We’re all given a finite amount of time in a day, and it’s up to each of us to determine how to spend it. In relationships (with kids, with a spouse, and so on), we’re faced with many conflicts everyday, and you may be tempted to fight through each of these conflicts, to ensure you get your way, to prove that you’re “right,” or maybe just because you feel challenged. But most experts agree: choosing your battles wisely is a much better way of life than battling out every disagreement.

Although they may seem important at the time, most battles are NOT worth fighting.

According to Dr. Richard Carlson, author of Don’t Sweat the Small Stuff … and It’s All Small Stuff, “Often we allow ourselves to get all worked up about things that, upon closer examination, aren’t really that big a deal. We focus on little problems and concerns and blow them way out of proportion.”

It’s up to us to choose to either make a big deal or simply let it go, and, according to Dr. Carlson, if you learn to choose your battles wisely, you’ll be far more effective in winning those battles that truly are important to you.

“It is better to be alone than in the wrong company”

I’ve seen this article It Is Better To Be Alone Than In The Wrong Company on several sites but I haven’t identified the source …

“Tell me who your best friends are and I will tell you who you are. If you run with wolves, you will learn how to howl. But if you associate with eagles, you will learn how to soar to great heights. A mirror reflects a mans face, but what he is really like is shown by the kind of friends he chooses.

The simple but true fact of life is that you become like those with whom you closely associate for the good and the bad. The less you associate with some people, the more your life will improve. Any time you tolerate mediocrity in others, it increases your mediocrity.

An important attribute in successful people is their impatience with negative thinking and negative acting people.”

“If you always do what you’ve always done, you’ll always get what you’ve always got”

From the book 7 Keys to Success by Will Edwards …

” … we need to notice what is working and what is not; and be prepared to change our approach in order to get what we want – that is the essence of flexibility.

A wise person once said, “If you always do what you’ve always done, you’ll always get what you’ve always got”. That is a wonderfully true statement – in other words, if you continue doing exactly what you are now doing, then don’t be surprised when you don’t see any increase or change in your results.”

“…wait for the boy who kisses your forehead, who wants to show you off to the world when you are in sweats, who holds your hand in front of his friends, who thinks you’re just as pretty without makeup on.

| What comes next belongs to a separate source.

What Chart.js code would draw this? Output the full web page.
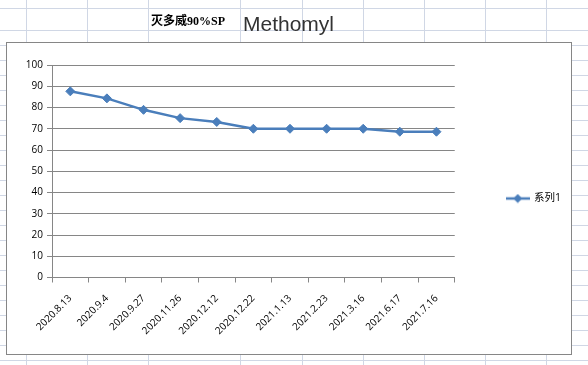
<!DOCTYPE html>
<html lang="zh">
<head>
<meta charset="UTF-8">
<title>Methomyl</title>
<style>
    html, body { margin: 0; padding: 0; background: #fff; }
    body { width: 588px; height: 365px; position: relative; overflow: hidden; }
    #sheet { position: absolute; left: 0; top: 0; }
    .cell-text { position: absolute; white-space: nowrap; }
    #nameCn { left: 151px; top: 15px; font: bold 12px/12px "Liberation Serif", "Noto Sans CJK SC", serif; color: #000; }
    #nameEn { left: 243px; top: 13px; font: 21px/21px "Liberation Sans", sans-serif; color: #333; }
    #chartBox { position: absolute; left: 6px; top: 42px; width: 566px; height: 313px;
        box-sizing: border-box; border: 1px solid #868686; background: #fff; }
    #chart { display: block; }
</style>
<script src="https://cdn.jsdelivr.net/npm/chart.js@4"></script>
</head>
<body>
<canvas id="sheet" width="588" height="365"></canvas>
<div class="cell-text" id="nameCn">灭多威90%SP</div>
<div class="cell-text" id="nameEn">Methomyl</div>
<div id="chartBox">
    <canvas id="chart" width="564" height="311"></canvas>
</div>

<script>
    // 数据
    const dates = ['2020.8.13', '2020.9.4', '2020.9.27', '2020.11.26', '2020.12.12', '2020.12.22',
        '2021.1.13', '2021.2.23', '2021.3.16', '2021.6.17', '2021.7.16'];
    const series1 = [87.6, 84.3, 78.9, 75.0, 73.2, 70.0, 70.0, 70.0, 70.0, 68.6, 68.6];
    const seriesName = '系列1';
    const yMin = 0, yMax = 100, yStep = 10;

    const lineBlue = '#4a7ebb';
    const axisGrey = '#868686';

    // 表格背景线 (Excel sheet)
    const sheet = document.getElementById('sheet').getContext('2d');
    sheet.strokeStyle = '#d0d7e5';
    sheet.lineWidth = 1;
    const rowLines = [8];
    for (let y = 30; y <= 365; y += 15) rowLines.push(y);
    const colLines = [26, 87, 148, 240, 302, 363, 424, 485, 546];
    sheet.beginPath();
    rowLines.forEach(y => { sheet.moveTo(0, y + 0.5); sheet.lineTo(588, y + 0.5); });
    colLines.forEach(x => { sheet.moveTo(x + 0.5, 0); sheet.lineTo(x + 0.5, 365); });
    sheet.stroke();

    // legend marker: line with diamond
    const legendMark = document.createElement('canvas');
    legendMark.width = 24;
    legendMark.height = 10;
    const lm = legendMark.getContext('2d');
    lm.strokeStyle = lineBlue;
    lm.lineWidth = 2.5;
    lm.beginPath();
    lm.moveTo(0, 5);
    lm.lineTo(24, 5);
    lm.stroke();
    lm.fillStyle = lineBlue;
    lm.beginPath();
    lm.moveTo(12, 0.5);
    lm.lineTo(16.5, 5);
    lm.lineTo(12, 9.5);
    lm.lineTo(7.5, 5);
    lm.closePath();
    lm.fill();

    Chart.defaults.font.family = "'Open Sans', 'Noto Sans CJK SC', sans-serif";
    Chart.defaults.font.size = 10;
    Chart.defaults.color = '#000';

    const chart = new Chart(document.getElementById('chart').getContext('2d'), {
        type: 'line',
        data: {
            labels: dates,
            datasets: [{
                label: seriesName,
                data: series1,
                borderColor: lineBlue,
                backgroundColor: lineBlue,
                borderWidth: 2.5,
                tension: 0,
                pointStyle: 'rectRot',
                pointRadius: 4.5,
                pointHoverRadius: 4.5,
                pointBorderWidth: 1,
                pointBackgroundColor: lineBlue,
                pointBorderColor: lineBlue
            }]
        },
        options: {
            responsive: false,
            animation: false,
            layout: { padding: 0 },
            plugins: {
                tooltip: { enabled: false },
                // empty title only reserves the space above the plot, legend stays centred on the whole box
                title: {
                    display: true,
                    text: ' ',
                    fullSize: false,
                    font: { size: 10, lineHeight: 1.2 },
                    padding: { top: 5, bottom: 5 }
                },
                legend: {
                    position: 'right',
                    labels: {
                        usePointStyle: true,
                        pointStyle: legendMark,
                        pointStyleWidth: 22,
                        padding: 52,
                        font: { size: 10.5 },
                        color: '#000'
                    }
                }
            },
            scales: {
                x: {
                    offset: true,
                    grid: { offset: true, drawOnChartArea: false, drawTicks: true, tickLength: 5, color: axisGrey },
                    border: { color: axisGrey },
                    ticks: { autoSkip: false, maxRotation: 45, minRotation: 45, padding: 10 },
                    afterFit: (scale) => { scale.height = 76.5; }
                },
                y: {
                    min: yMin,
                    max: yMax,
                    grid: { color: axisGrey, tickLength: 5 },
                    border: { color: axisGrey },
                    ticks: { stepSize: yStep, padding: 4 },
                    afterFit: (scale) => { scale.width = 45; }
                }
            }
        }
    });
</script>
</body>
</html>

One who is constantly reminding you of how much he cares and how lucky his is to have you”

I found this quote on the site thinkexist …

“Find a guy who calls you beautiful instead of hot, who calls you back when you hang up on him, who will lie under the stars and listen to your heartbeat, or will stay awake just to watch you sleep… wait for the boy who kisses your forehead, who wants to show you off to the world when you are in sweats, who holds your hand in front of his friends, who thinks you’re just as pretty without makeup on. One who is constantly reminding you of how much he cares and how lucky his is to have you…. The one who turns to his friends and says, that’s her.”

“You can be happy or you can be right. Pick one”

Must read advice for any husband. From a post titled Happiness Factor: Being Right Instead Of Happy …

“Giving up the need to be right is one of the first steps I believe that anyone needs to take to find the happiness that is inside you. This does not mean you agree with everything that anybody says but you accept someone’s opinion as that and if you feel it necessary to share your opinion you may consider doing it in a way that stresses that you are just looking to discuss, and not convert.”

“Avoiding family poverty requires three things: 1) finish high-school, 2) marry before having children and 3) marry after the age of 20”

Former Clinton domestic policy advisor Bill Galston … “avoiding family poverty requires three things:

  1. finish high-school,
  2. marry before having children and
  3. marry after the age of 20.

Only 8 percent of families who do this are poor, while 79 percent of those who fail to do this are poor.”

“It’s true that we don’t know what we’ve got until we lose it, but it’s also true that we don’t know what we’ve been missing until it arrives.”

The first time I read this quote I thought of my wife. I enjoyed my bachelor years but I didn’t know what I was missing until I met her. She has her faults – but she is a person of integrity, brilliant, loyal, honest, hard-working, strong, courageous, positive, determined, and we laugh a lot even when we’re doing nothing.

“Never marry a man who has no friends”

I read an interesting article a couple years ago by the NY Times Op-Ed columnist Maureen Dowd titled An Ideal Husband.

She credits Father Pat Connor, a 79-year-old Catholic priest born in Australia and based in Bordentown, N.J for this advice. The article includes the following quote …

“Never marry a man who has no friends,” he starts. “This usually means that he will be incapable of the intimacy that marriage demands. I am always amazed at the number of men I have counseled who have no friends.”

Later in the article he is quoted …

“Take a good, unsentimental look at his family — you’ll learn a lot about him and his attitude towards women. Kay made a monstrous mistake marrying Michael Corleone! Is there a history of divorce in the family? An atmosphere of racism, sexism or prejudice in his home? Are his goals and deepest beliefs worthy and similar to yours?”